Ian Bonhôte and Peter Ettedgui‘s documentary begins in a bombastic fashion. The opening credits, a chrome skull with images projected on it seems like a cross between Macbeth and the Crown. This is especially evident as the string-laden score arrives, mixing between an elegant and pensive tone that should always be conjoined to geniuses. The film astutely covers much of McQueen’s early rise by animating his CV. We’re then shown those houses and places he initially worked for and are given an insight into his promise. Most who speak about him say that they never discovered him, because you don’t discover talent. The talent is already there. However, they do paint an illuminating light of how effervescent that sort of genius is.
We then watch McQueen, as he rises from pauper to prince, much is accomplished with home video, which is all the rage in documentarian filmmaking today. However, the appeal has still not worn off here. In fact, home videos are usually used to contrast the personal from the public persona. Here, it demonstrates how alike those minds were for McQueen. That is, he was the same person at home as he was on the runway. He’s generous, mischievous, driven, and exhibits a dark sense of humor. And it’s that darkness, as the pressure builds and he moves from a broke fashion raconteur, to the marbled French halls of Givenchy, and later Gucci, that undoes him. And it’s in these tapes that we also see his manic genius at play. It’s rare to see an artist create, as the mechanization behind their creations is mostly behind closed doors. The fly on the way approach connects us not only with McQueen, but the work and craft of McQueen as well.
Nevertheless, one of the drawbacks of McQueen is its regurgitation of the normalization of violence against women by a genius figure. Though McQueen certainly never harmed women, and some of his designs did show them in empowering positions, his themes often played on their mutilation. His two shows: Jack the Ripper Stalks his Victims and the Highland Rape are emblematic of this mutilation in the name of fashion. Whether that was McQueen’s artistic vision is secondary. It’s how we react to that vision, which says much about the violence depicted. The normalization in the name and honor of a genius is a tired trope that unfortunately finds its long fingers into here.
Also, I was disappointed by what became a fairly standard structure. As mentioned before, the initial sequences, with their use of regal strings and McQueen’s CV, do add a different element.
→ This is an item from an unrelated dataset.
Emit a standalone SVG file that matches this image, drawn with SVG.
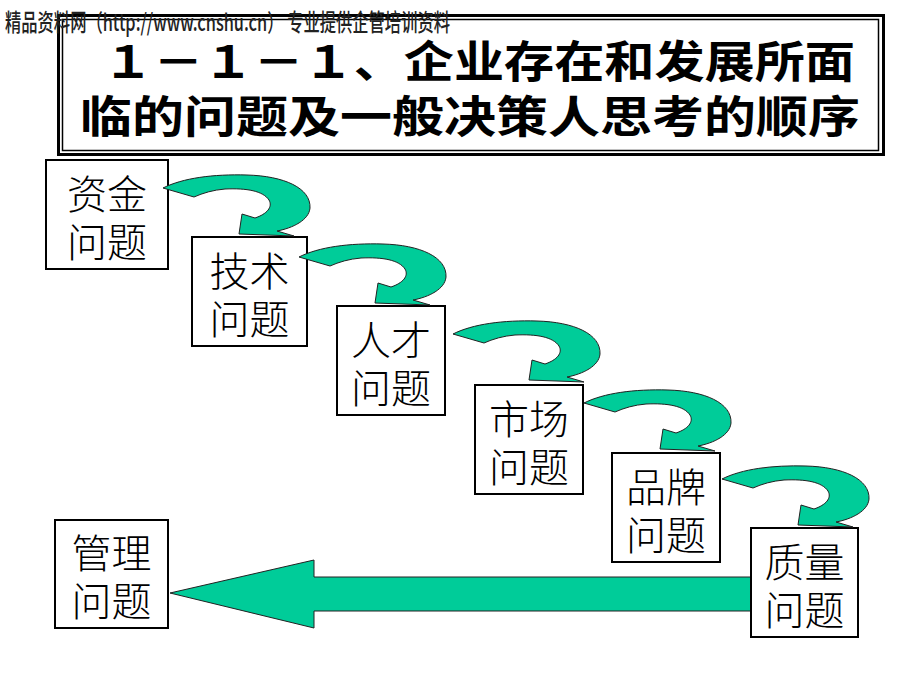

They make the storytelling as “unique” as the designer himself. However, for someone who pushed the envelop as much as McQueen, the documentary becomes your normal talking head piece as we chronologically bound from show-to-show. And maybe this is meant to wear us down as much as it wore down McQueen, but I’m not sure if that intent was intended. Instead, I think we’re just in the samey elements of the documentary genre. A more aggressive filmmaking style may have added a more well-deserved panache for such a stirring figure.
Nevertheless, the honesty reflected in McQueen is unique and unvarnished. The documentary isn’t afraid to shy away from this man as a troubled individual. It’s not afraid to say that he was an asshole from time-to-time, cut throat even. Nowhere is that more obvious than his treatment of Elizabeth Blume, a woman who championed him and whose championing he later resented. The reflections upon him are mostly strikingly honest, as many of his former staff and collaborators were interviewed. And even when the documentary slips into the unavoidable tragic ending, it never hides the reasons for such a conclusion. That is, the pressure, the drugs, the deaths around him, and his own battle with HIV. For that honesty, McQueen himself may have been happy.